#### Set task:
Show all lines that include the string "chart"; copy each one.

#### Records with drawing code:
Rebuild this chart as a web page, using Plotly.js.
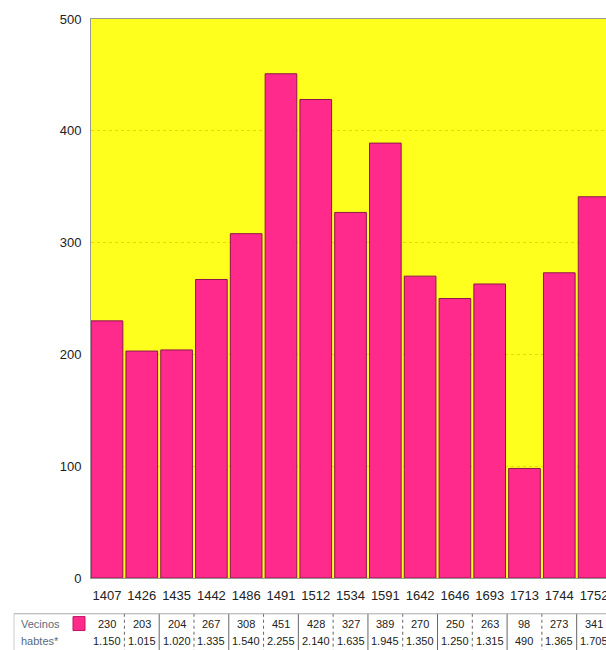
<!DOCTYPE html>
<html>
<head>
<meta charset="utf-8">
<script src="https://cdn.plot.ly/plotly-3.0.1.min.js"></script>
<style>
html,body{margin:0;padding:0;background:#fff;overflow:hidden;width:606px;height:650px;}
#chart{width:640px;height:650px;}
</style>
</head>
<body>
<div id="chart"></div>
<script>
// Data
const years = ['1407','1426','1435','1442','1486','1491','1512','1534','1591','1642','1646','1693','1713','1744','1752'];
const vecinos = [230,203,204,267,308,451,428,327,389,270,250,263,98,273,341];
const habitantesLabels = ['1.150','1.015','1.020','1.335','1.540','2.255','2.140','1.635','1.945','1.350','1.250','1.315','490','1.365','1.705'];
const rowLabels = ['Vecinos','habtes*'];

const barColor = '#ff2a8c';
const idx = years.map((_, i) => i);
const FONT = 'Liberation Sans, Arial, sans-serif';

const trace = {
  type: 'bar',
  x: idx,
  y: vecinos,
  marker: {color: barColor, line: {color: '#8c1848', width: 1}},
  hoverinfo: 'skip'
};

// plot area: left 91, width 549 px  -> paper units per px
const PW = 549;
const px = p => p / PW;
const row1Y = -0.083, row2Y = -0.113, tableTop = -0.064, tableBottom = -0.13;

const annotations = [];
const shapes = [];
idx.forEach(i => {
  annotations.push({xref:'x', yref:'paper', x:i, y:row1Y, text:String(vecinos[i]), showarrow:false,
    font:{family:FONT, size:11, color:'#222'}, xanchor:'center', yanchor:'middle'});
  annotations.push({xref:'x', yref:'paper', x:i, y:row2Y, text:habitantesLabels[i], showarrow:false,
    font:{family:FONT, size:11, color:'#222'}, xanchor:'center', yanchor:'middle'});
  shapes.push({type:'line', xref:'x', yref:'paper', x0:i-0.5, x1:i-0.5, y0:tableTop, y1:tableBottom,
    line:{color:'#666', width:1, dash: (i % 2 === 0) ? 'solid' : 'dot'}});
});
annotations.push({xref:'paper', yref:'paper', x:px(-72), y:row1Y, text:rowLabels[0], showarrow:false,
  font:{family:FONT, size:11, color:'#5a6a80'}, xanchor:'left', yanchor:'middle'});
annotations.push({xref:'paper', yref:'paper', x:px(-72), y:row2Y, text:rowLabels[1], showarrow:false,
  font:{family:FONT, size:11, color:'#5a6a80'}, xanchor:'left', yanchor:'middle'});
// legend swatch
shapes.push({type:'rect', xref:'paper', yref:'paper', x0:px(-18), x1:px(-6), y0:-0.069, y1:-0.094,
  fillcolor:barColor, line:{color:'#c01860', width:1}});
// table top border and left border
shapes.push({type:'line', xref:'paper', yref:'paper', x0:px(-77), x1:1, y0:tableTop, y1:tableTop,
  line:{color:'#aaa', width:1}});
shapes.push({type:'line', xref:'paper', yref:'paper', x0:px(-77), x1:px(-77), y0:tableTop, y1:tableBottom,
  line:{color:'#ccc', width:1}});

const layout = {
  width: 640, height: 650,
  margin: {l: 91, r: 0, t: 19, b: 72},
  paper_bgcolor: '#ffffff',
  plot_bgcolor: '#ffff1e',
  bargap: 0.09,
  showlegend: false,
  font: {family: FONT, size: 13, color: '#222'},
  xaxis: {
    range: [-0.46, 15.32],
    tickmode: 'array', tickvals: idx, ticktext: years,
    showgrid: false, zeroline: false,
    showline: true, linecolor: '#999', linewidth: 1, mirror: true,
    ticks: '', ticklabelstandoff: 5, ticklabeloverflow: 'allow',
    tickfont: {family: FONT, size: 13, color: '#222'},
    fixedrange: true
  },
  yaxis: {
    range: [0, 500],
    tickvals: [0, 100, 200, 300, 400, 500],
    showgrid: true, gridcolor: '#e8da00', griddash: 'dot', gridwidth: 1,
    zeroline: false,
    showline: true, linecolor: '#999', linewidth: 1,
    ticks: '', ticklabelstandoff: 6,
    tickfont: {family: FONT, size: 13, color: '#222'},
    fixedrange: true
  },
  annotations: annotations,
  shapes: shapes
};

Plotly.newPlot('chart', [trace], layout, {displayModeBar: false, staticPlot: true});
</script>
</body>
</html>
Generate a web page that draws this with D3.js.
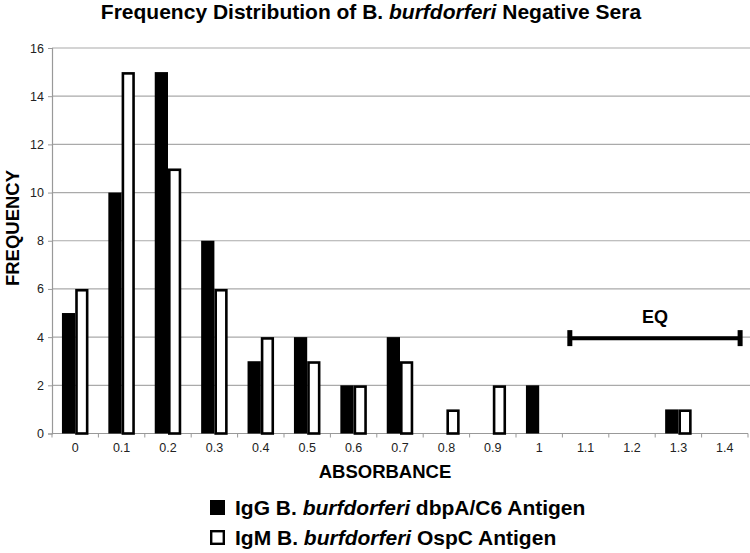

#### Result:
Rebuild this chart as a web page, using Plotly.js.
#chart{width:640px;height:650px;}
<div id="chart"></div>
Plotly.newPlot('chart', [trace], layout, {displayModeBar: false, staticPlot: true});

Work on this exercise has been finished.